Instructions to follow: Below are records to transcribe exactly, without their pictures.

(Stored records)
━━━━━━━━━━
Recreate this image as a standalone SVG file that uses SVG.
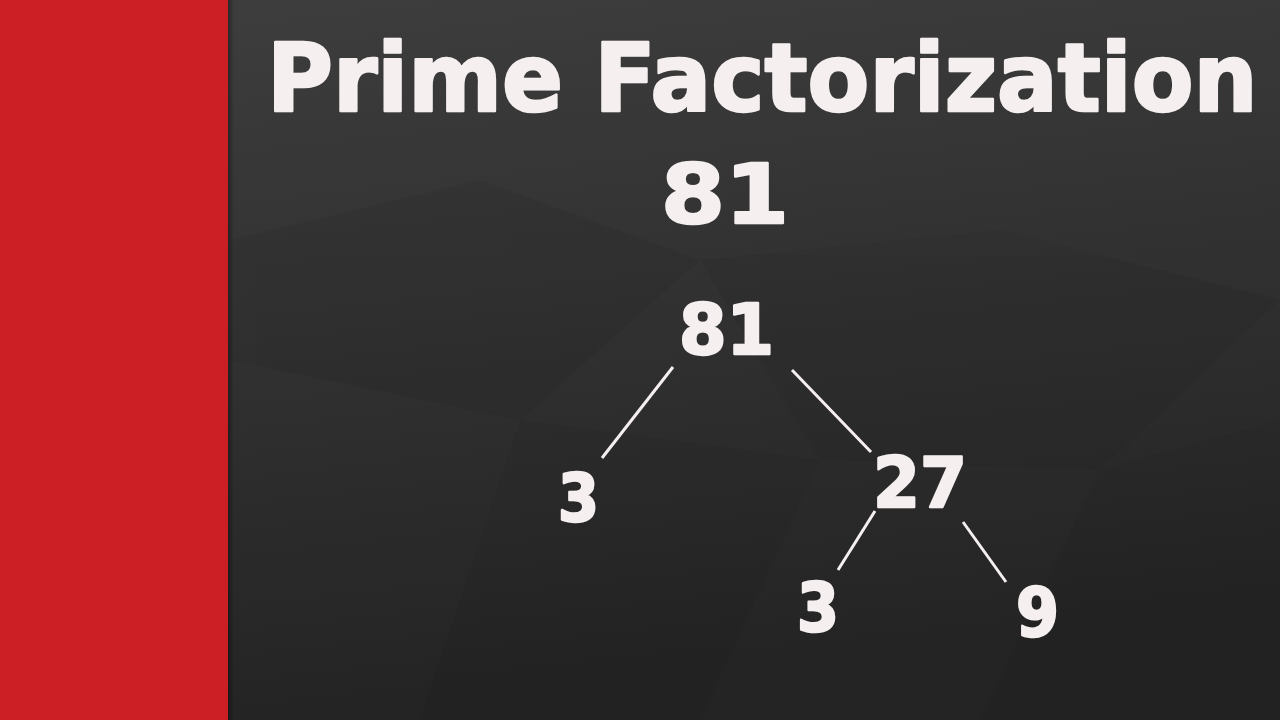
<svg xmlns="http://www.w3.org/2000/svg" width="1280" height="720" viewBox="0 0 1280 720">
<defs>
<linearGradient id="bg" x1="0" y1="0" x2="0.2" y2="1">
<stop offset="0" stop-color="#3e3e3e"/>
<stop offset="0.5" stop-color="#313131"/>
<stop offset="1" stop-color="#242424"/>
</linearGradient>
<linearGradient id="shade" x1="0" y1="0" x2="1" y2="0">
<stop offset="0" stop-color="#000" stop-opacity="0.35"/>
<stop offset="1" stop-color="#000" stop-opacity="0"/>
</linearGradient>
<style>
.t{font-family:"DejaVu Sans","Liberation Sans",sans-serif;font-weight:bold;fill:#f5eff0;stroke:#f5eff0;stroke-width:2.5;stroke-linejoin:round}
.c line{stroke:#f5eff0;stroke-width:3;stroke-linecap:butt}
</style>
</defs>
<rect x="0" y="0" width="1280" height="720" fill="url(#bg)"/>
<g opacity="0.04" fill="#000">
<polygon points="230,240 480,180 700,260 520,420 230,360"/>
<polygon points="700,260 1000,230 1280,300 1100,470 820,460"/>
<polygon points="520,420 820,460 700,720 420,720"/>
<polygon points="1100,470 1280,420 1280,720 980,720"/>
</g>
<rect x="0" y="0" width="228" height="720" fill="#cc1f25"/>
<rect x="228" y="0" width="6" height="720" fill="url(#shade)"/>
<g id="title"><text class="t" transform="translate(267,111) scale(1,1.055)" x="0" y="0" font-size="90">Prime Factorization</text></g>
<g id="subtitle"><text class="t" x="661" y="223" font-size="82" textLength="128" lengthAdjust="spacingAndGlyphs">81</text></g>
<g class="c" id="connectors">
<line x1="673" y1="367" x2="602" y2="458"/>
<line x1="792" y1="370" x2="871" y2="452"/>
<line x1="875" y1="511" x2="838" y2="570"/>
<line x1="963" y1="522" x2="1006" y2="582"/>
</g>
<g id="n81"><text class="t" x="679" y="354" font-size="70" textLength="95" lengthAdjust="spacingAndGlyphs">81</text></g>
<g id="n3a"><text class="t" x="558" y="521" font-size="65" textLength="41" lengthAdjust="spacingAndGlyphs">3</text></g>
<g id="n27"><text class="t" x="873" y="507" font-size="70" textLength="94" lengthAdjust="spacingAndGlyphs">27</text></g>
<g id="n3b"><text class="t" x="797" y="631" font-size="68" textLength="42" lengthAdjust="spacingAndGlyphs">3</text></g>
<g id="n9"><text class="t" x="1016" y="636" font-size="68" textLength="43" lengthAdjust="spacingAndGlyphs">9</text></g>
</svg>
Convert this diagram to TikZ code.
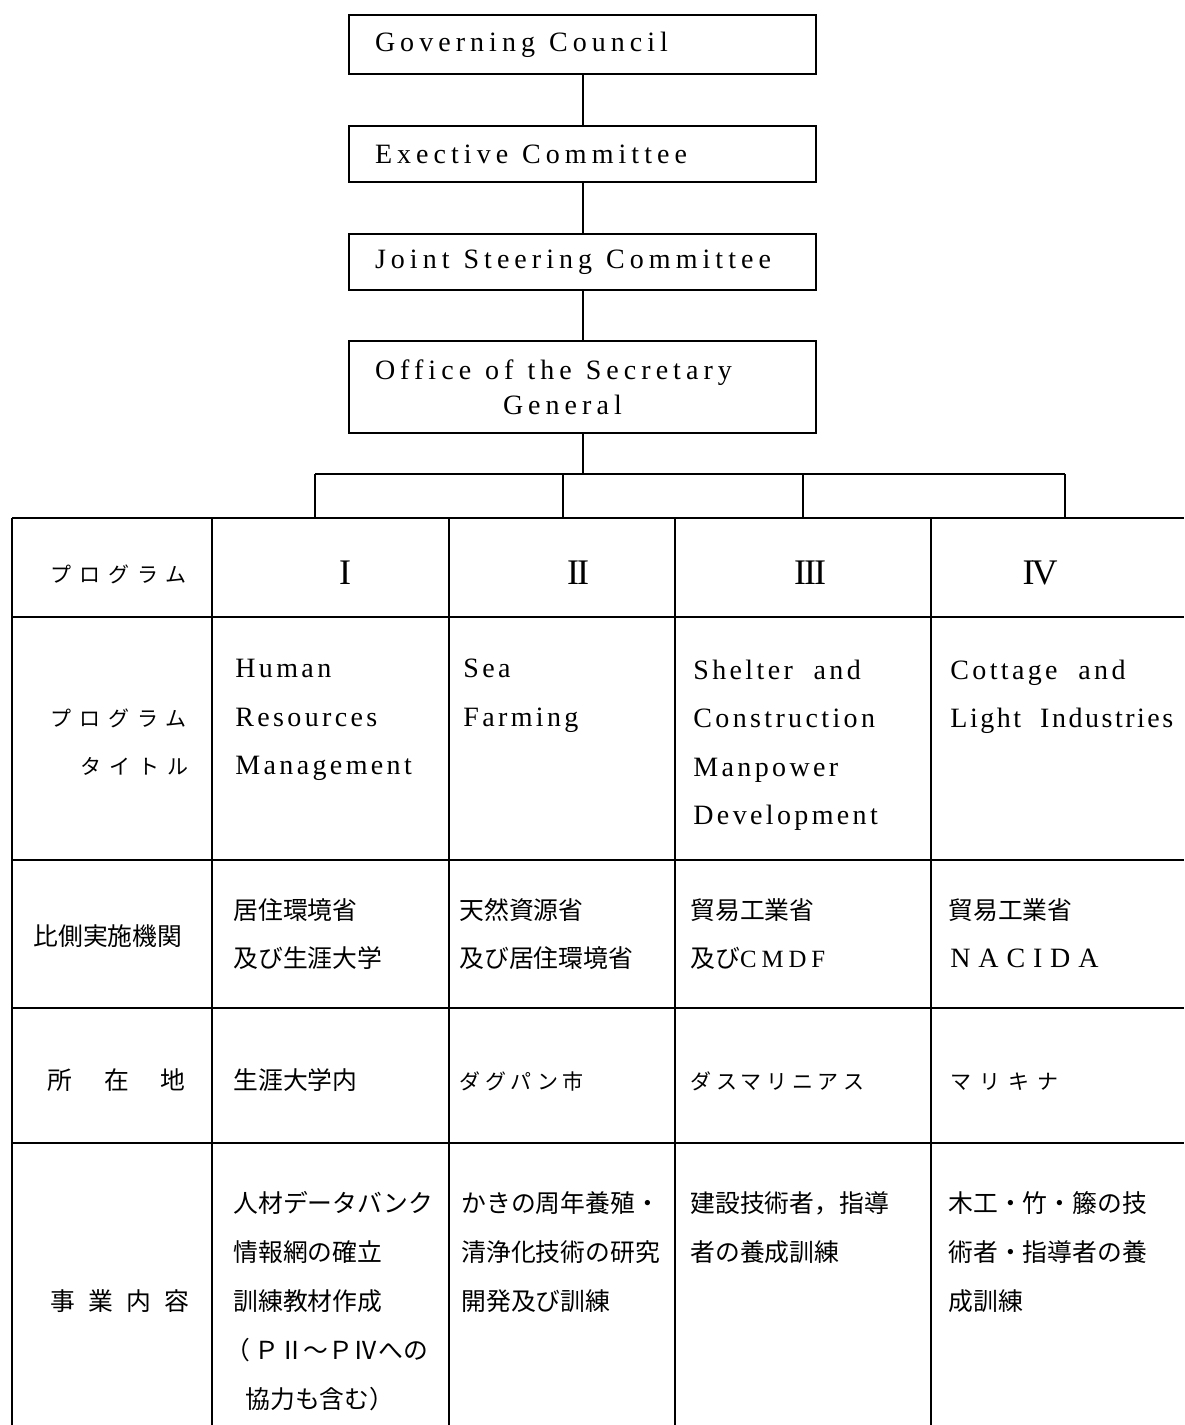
━━━━━━━━━━
Answer below:
Recreate this image as a standalone SVG file that uses SVG.
<svg xmlns="http://www.w3.org/2000/svg" width="1280" height="720" viewBox="0 0 1280 720">
<defs>
<linearGradient id="bg" x1="0" y1="0" x2="0.2" y2="1">
<stop offset="0" stop-color="#3e3e3e"/>
<stop offset="0.5" stop-color="#313131"/>
<stop offset="1" stop-color="#242424"/>
</linearGradient>
<linearGradient id="shade" x1="0" y1="0" x2="1" y2="0">
<stop offset="0" stop-color="#000" stop-opacity="0.35"/>
<stop offset="1" stop-color="#000" stop-opacity="0"/>
</linearGradient>
<style>
.t{font-family:"DejaVu Sans","Liberation Sans",sans-serif;font-weight:bold;fill:#f5eff0;stroke:#f5eff0;stroke-width:2.5;stroke-linejoin:round}
.c line{stroke:#f5eff0;stroke-width:3;stroke-linecap:butt}
</style>
</defs>
<rect x="0" y="0" width="1280" height="720" fill="url(#bg)"/>
<g opacity="0.04" fill="#000">
<polygon points="230,240 480,180 700,260 520,420 230,360"/>
<polygon points="700,260 1000,230 1280,300 1100,470 820,460"/>
<polygon points="520,420 820,460 700,720 420,720"/>
<polygon points="1100,470 1280,420 1280,720 980,720"/>
</g>
<rect x="0" y="0" width="228" height="720" fill="#cc1f25"/>
<rect x="228" y="0" width="6" height="720" fill="url(#shade)"/>
<g id="title"><text class="t" transform="translate(267,111) scale(1,1.055)" x="0" y="0" font-size="90">Prime Factorization</text></g>
<g id="subtitle"><text class="t" x="661" y="223" font-size="82" textLength="128" lengthAdjust="spacingAndGlyphs">81</text></g>
<g class="c" id="connectors">
<line x1="673" y1="367" x2="602" y2="458"/>
<line x1="792" y1="370" x2="871" y2="452"/>
<line x1="875" y1="511" x2="838" y2="570"/>
<line x1="963" y1="522" x2="1006" y2="582"/>
</g>
<g id="n81"><text class="t" x="679" y="354" font-size="70" textLength="95" lengthAdjust="spacingAndGlyphs">81</text></g>
<g id="n3a"><text class="t" x="558" y="521" font-size="65" textLength="41" lengthAdjust="spacingAndGlyphs">3</text></g>
<g id="n27"><text class="t" x="873" y="507" font-size="70" textLength="94" lengthAdjust="spacingAndGlyphs">27</text></g>
<g id="n3b"><text class="t" x="797" y="631" font-size="68" textLength="42" lengthAdjust="spacingAndGlyphs">3</text></g>
<g id="n9"><text class="t" x="1016" y="636" font-size="68" textLength="43" lengthAdjust="spacingAndGlyphs">9</text></g>
</svg>
Convert this diagram to TikZ code.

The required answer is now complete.